(Collected data entries)
%%

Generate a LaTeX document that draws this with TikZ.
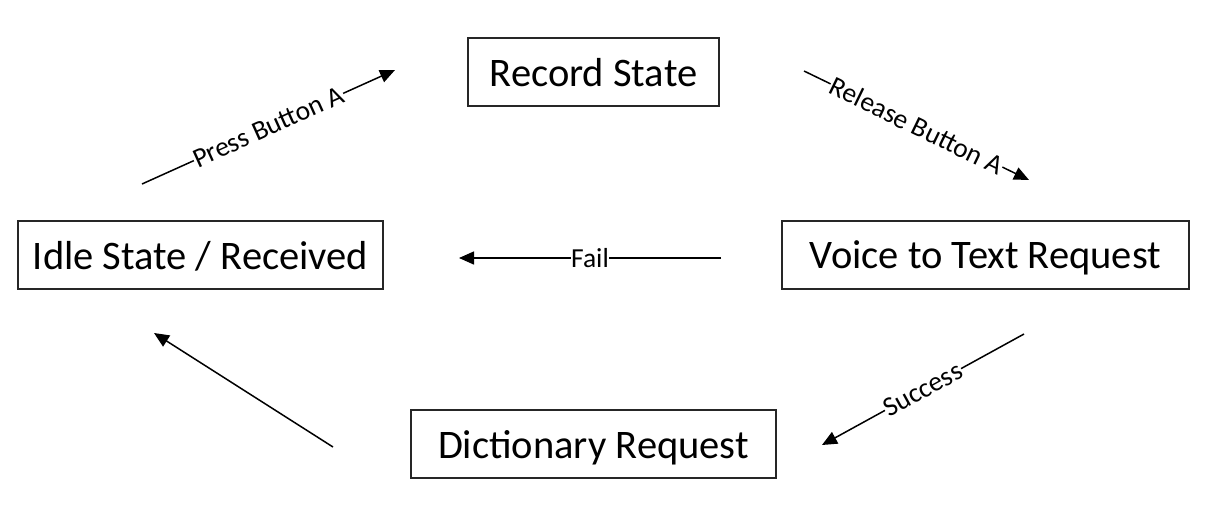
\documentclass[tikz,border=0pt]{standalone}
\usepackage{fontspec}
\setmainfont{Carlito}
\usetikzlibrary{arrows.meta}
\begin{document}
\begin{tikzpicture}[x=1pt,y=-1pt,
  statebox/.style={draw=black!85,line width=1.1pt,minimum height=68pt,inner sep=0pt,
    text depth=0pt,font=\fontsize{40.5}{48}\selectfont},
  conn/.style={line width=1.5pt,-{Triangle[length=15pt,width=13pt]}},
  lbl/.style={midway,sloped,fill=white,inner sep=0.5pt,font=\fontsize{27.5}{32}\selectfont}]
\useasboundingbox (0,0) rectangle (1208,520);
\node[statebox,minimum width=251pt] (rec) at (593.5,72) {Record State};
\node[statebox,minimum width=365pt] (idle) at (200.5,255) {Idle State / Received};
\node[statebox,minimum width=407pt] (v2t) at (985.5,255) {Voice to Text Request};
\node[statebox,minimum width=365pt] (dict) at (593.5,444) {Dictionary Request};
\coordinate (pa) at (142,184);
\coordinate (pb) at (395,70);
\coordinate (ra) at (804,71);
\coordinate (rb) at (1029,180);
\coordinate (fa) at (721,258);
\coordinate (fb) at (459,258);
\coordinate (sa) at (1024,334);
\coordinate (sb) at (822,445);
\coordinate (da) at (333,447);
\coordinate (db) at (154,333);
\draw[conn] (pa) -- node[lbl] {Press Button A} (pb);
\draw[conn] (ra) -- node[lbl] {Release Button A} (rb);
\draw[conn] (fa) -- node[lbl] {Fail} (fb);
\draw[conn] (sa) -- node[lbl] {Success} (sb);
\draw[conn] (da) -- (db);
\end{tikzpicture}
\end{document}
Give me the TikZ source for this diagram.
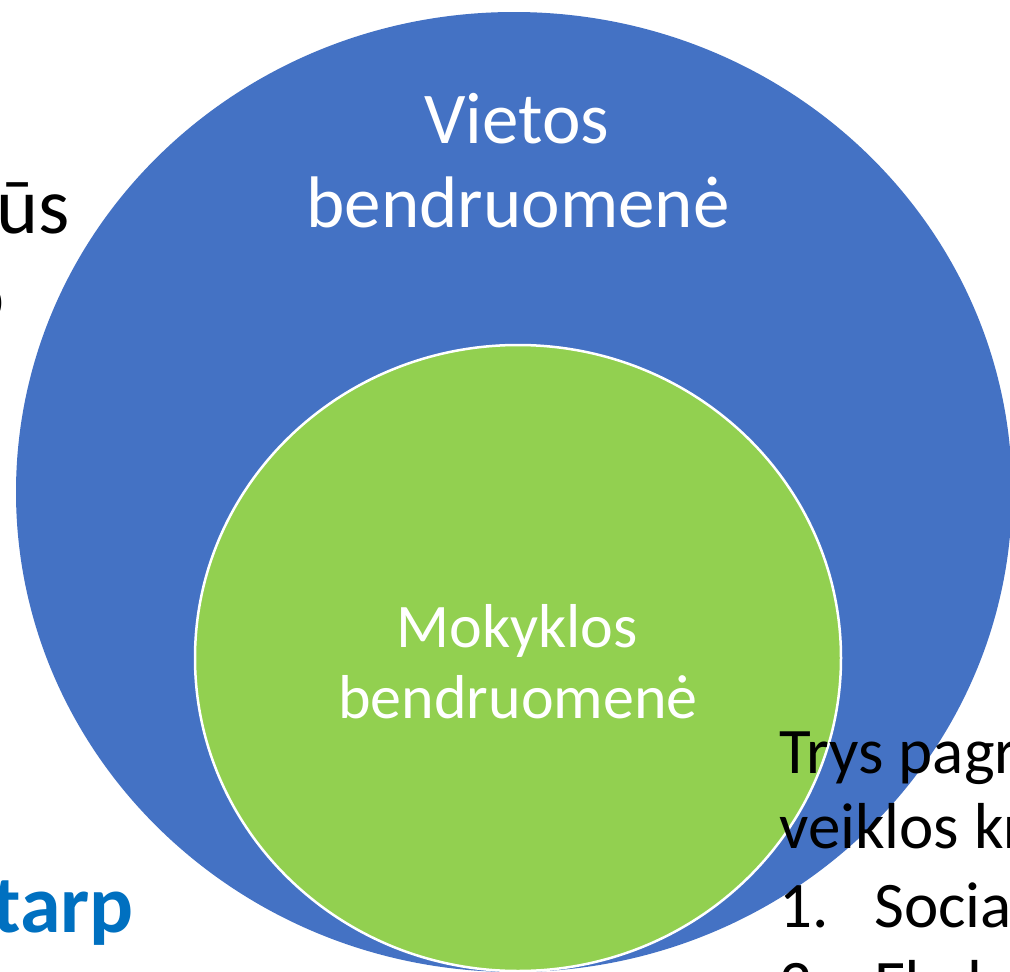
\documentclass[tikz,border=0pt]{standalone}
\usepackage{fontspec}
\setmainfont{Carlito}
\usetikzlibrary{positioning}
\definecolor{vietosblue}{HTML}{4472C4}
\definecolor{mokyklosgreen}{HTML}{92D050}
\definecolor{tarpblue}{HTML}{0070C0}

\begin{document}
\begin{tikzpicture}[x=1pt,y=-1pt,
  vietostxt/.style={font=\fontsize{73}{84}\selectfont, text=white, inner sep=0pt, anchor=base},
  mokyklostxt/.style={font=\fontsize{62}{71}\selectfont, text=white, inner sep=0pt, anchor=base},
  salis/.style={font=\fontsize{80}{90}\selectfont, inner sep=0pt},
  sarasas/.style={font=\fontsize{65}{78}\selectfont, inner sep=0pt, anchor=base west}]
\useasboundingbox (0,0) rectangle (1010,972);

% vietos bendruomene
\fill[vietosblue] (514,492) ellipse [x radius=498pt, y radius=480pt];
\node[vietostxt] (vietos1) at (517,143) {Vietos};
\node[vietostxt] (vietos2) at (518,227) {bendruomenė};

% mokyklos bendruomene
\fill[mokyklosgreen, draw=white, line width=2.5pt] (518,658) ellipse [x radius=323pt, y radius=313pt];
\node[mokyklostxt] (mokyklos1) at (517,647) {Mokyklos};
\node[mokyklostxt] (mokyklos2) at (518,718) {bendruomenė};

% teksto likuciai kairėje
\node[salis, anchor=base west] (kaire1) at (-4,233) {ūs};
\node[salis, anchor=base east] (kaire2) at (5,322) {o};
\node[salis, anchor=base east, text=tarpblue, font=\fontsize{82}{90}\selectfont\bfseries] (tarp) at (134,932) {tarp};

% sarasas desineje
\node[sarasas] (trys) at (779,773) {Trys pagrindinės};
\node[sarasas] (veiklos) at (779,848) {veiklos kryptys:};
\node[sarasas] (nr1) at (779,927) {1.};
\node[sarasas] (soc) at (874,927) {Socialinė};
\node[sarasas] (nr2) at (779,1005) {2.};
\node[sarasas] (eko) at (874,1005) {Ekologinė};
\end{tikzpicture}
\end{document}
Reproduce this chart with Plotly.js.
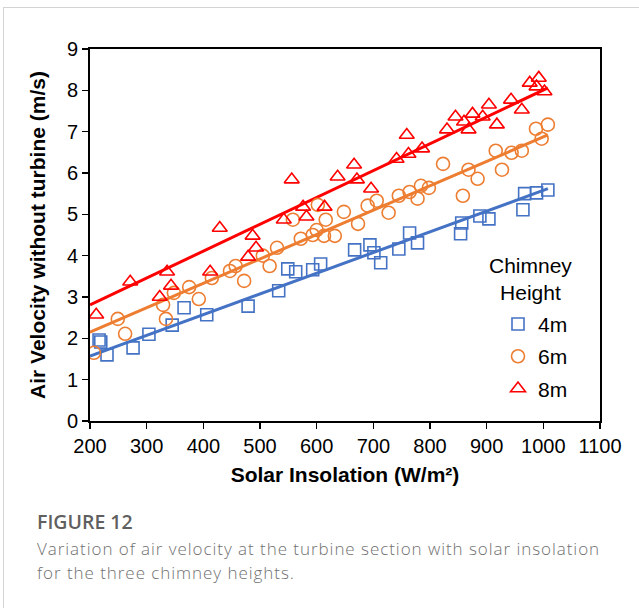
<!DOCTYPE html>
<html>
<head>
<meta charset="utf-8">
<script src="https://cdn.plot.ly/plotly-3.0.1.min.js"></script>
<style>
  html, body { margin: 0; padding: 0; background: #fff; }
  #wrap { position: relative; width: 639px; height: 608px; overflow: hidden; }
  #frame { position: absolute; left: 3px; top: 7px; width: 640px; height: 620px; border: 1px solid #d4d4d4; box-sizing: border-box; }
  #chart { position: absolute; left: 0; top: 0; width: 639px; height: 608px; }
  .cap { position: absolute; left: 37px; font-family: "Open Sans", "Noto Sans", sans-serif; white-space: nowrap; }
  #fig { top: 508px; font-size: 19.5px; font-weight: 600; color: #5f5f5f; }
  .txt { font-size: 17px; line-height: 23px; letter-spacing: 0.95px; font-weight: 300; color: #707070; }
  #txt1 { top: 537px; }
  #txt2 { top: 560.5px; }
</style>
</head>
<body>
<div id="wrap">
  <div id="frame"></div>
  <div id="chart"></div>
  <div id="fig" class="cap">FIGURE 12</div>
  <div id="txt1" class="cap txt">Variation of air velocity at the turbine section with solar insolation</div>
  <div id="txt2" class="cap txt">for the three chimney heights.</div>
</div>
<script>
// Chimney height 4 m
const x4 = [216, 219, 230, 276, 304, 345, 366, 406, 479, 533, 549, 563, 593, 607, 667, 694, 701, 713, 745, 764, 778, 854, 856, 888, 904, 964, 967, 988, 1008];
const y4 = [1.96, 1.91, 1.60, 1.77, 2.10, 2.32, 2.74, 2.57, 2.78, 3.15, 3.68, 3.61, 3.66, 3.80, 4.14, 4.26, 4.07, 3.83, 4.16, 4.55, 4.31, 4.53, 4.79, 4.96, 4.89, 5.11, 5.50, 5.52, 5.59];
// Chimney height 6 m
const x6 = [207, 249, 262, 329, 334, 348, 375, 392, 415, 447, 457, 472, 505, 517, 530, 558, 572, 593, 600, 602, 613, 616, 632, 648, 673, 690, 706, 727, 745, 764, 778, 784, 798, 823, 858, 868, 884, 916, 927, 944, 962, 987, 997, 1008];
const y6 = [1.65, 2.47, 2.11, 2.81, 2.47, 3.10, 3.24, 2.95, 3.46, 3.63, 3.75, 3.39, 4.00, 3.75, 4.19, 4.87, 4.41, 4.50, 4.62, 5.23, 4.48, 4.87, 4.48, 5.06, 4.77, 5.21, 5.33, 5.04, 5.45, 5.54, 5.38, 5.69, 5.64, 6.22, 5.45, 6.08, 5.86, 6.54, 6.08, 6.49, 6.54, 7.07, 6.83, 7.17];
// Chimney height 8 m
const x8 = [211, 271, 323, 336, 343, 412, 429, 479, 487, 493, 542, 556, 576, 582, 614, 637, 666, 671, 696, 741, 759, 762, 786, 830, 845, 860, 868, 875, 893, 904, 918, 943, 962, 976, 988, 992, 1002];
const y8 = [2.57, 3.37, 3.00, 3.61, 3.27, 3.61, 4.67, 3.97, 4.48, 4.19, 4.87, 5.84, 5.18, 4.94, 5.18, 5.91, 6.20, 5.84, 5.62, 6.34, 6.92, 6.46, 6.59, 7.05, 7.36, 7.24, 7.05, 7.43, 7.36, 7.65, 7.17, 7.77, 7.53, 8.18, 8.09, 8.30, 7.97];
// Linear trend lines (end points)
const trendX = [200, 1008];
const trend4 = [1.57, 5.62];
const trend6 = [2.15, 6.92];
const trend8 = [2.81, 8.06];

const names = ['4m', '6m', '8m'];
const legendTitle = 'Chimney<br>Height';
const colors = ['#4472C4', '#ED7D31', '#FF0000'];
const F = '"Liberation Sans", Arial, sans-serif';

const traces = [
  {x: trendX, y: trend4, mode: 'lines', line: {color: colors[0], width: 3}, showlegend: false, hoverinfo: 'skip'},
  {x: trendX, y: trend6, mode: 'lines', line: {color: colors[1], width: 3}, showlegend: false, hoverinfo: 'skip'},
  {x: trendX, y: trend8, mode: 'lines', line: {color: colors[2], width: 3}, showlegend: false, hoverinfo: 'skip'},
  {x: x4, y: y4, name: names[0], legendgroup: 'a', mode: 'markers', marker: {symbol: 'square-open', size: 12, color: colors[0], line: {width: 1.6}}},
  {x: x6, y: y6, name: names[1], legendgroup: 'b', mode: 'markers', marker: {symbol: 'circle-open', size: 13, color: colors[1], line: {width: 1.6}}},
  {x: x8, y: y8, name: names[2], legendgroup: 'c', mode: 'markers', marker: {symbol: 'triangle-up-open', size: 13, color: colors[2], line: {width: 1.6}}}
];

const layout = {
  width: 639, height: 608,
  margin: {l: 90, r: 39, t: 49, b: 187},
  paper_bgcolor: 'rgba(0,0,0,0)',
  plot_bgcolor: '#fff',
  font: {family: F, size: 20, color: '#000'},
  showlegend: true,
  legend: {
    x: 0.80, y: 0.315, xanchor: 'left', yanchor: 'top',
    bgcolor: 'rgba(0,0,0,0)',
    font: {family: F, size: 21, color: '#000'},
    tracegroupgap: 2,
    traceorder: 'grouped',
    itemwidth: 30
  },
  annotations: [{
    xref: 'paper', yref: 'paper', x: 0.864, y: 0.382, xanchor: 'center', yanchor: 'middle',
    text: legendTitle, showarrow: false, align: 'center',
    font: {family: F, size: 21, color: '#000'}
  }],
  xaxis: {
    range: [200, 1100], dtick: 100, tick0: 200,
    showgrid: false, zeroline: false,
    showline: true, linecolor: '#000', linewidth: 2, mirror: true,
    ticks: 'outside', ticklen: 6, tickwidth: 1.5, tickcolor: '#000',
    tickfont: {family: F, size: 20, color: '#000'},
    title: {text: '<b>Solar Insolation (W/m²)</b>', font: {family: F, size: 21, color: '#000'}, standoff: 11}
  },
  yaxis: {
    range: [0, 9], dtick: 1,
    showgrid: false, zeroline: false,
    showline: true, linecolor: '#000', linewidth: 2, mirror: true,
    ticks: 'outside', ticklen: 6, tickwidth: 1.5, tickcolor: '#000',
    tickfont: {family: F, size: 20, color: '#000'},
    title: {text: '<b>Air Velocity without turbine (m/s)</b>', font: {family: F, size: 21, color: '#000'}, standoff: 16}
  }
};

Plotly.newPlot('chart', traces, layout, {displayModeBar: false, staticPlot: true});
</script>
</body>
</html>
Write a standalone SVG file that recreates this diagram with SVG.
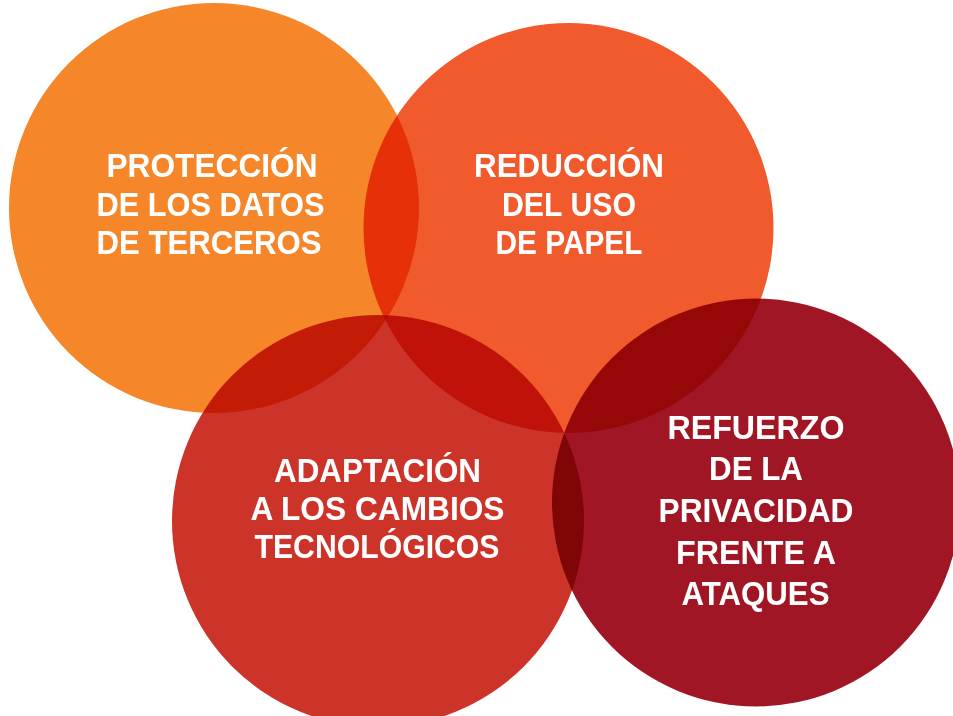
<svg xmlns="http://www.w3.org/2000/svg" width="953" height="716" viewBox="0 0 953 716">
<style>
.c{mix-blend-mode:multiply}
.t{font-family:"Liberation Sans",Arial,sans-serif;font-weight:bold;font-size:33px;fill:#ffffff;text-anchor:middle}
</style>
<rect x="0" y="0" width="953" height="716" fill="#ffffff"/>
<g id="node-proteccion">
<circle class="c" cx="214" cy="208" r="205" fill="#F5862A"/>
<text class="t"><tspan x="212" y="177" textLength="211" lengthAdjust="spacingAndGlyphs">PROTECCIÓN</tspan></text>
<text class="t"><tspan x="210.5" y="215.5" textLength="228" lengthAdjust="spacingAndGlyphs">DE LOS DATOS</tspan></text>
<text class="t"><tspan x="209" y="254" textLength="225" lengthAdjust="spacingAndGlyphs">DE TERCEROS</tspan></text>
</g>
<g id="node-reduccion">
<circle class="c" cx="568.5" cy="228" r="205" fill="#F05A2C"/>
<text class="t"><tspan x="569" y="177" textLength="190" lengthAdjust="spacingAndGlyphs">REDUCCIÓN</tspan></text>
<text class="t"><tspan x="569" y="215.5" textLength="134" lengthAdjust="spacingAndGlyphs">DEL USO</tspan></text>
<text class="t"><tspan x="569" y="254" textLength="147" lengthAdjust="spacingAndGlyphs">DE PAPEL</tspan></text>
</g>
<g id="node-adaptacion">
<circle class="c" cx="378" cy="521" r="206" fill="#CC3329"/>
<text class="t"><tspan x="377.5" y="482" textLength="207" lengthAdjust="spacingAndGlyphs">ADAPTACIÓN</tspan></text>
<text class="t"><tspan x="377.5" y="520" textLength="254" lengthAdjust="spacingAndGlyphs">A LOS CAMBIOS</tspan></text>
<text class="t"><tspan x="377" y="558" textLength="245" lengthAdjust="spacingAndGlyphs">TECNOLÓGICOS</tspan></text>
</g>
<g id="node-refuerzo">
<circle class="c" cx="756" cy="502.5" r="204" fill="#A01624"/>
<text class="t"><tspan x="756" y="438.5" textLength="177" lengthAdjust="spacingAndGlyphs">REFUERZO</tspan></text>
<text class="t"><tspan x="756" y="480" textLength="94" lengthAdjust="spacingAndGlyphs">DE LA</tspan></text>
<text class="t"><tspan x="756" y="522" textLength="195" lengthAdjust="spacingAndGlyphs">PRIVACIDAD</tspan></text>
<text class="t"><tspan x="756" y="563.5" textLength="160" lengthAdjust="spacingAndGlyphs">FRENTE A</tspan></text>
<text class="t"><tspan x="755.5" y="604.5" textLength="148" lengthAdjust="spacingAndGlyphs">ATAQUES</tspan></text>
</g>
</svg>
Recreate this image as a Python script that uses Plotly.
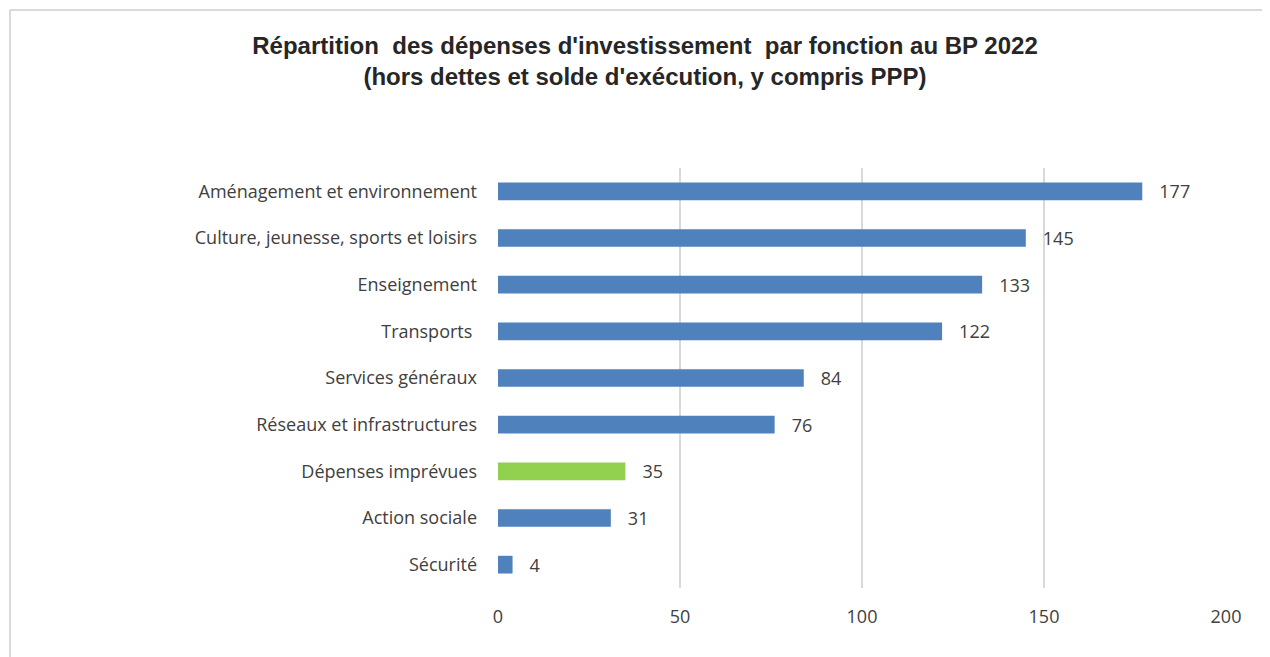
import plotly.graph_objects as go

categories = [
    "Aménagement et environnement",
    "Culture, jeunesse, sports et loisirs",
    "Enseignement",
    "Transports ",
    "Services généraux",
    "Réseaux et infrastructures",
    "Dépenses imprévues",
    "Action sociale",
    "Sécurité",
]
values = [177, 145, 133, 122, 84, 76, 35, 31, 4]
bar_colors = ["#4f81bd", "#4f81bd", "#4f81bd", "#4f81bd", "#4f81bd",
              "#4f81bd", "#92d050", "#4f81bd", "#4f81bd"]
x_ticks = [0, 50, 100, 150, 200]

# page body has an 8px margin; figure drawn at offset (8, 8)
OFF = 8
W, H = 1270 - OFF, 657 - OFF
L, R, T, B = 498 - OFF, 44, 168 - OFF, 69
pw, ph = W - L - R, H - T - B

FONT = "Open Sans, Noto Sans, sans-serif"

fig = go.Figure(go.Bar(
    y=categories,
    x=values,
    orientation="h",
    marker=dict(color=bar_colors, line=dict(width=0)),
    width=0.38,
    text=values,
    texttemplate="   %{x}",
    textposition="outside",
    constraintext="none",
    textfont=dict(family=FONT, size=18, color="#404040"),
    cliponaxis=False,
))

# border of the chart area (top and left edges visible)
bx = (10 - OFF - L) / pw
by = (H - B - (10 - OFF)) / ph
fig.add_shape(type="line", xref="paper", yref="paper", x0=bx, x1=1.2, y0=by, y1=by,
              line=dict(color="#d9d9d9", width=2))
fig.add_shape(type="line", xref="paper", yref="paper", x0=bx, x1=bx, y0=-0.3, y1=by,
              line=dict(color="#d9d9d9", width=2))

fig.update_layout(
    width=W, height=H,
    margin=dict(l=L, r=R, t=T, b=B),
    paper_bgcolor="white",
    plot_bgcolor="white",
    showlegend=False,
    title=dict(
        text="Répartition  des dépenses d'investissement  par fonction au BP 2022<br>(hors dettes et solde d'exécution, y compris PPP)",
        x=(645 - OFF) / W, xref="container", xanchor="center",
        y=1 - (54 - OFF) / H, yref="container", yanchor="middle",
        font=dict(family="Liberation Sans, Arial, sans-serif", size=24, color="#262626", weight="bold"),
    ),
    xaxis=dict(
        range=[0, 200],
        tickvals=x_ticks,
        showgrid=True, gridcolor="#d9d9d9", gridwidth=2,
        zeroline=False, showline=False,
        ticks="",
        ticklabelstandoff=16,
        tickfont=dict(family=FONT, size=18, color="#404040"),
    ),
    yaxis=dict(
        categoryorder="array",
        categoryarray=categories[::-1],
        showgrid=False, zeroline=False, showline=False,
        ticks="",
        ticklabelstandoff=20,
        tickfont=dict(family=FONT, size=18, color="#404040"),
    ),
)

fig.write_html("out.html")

%%

→ **WHAT THE TASK ASKS**
Take every line above carrying "diagram" and return it.

→ **SOLUTION TO THIS PROBLEM**
Give me the TikZ source for this diagram.
Write a standalone SVG file that recreates this diagram with SVG.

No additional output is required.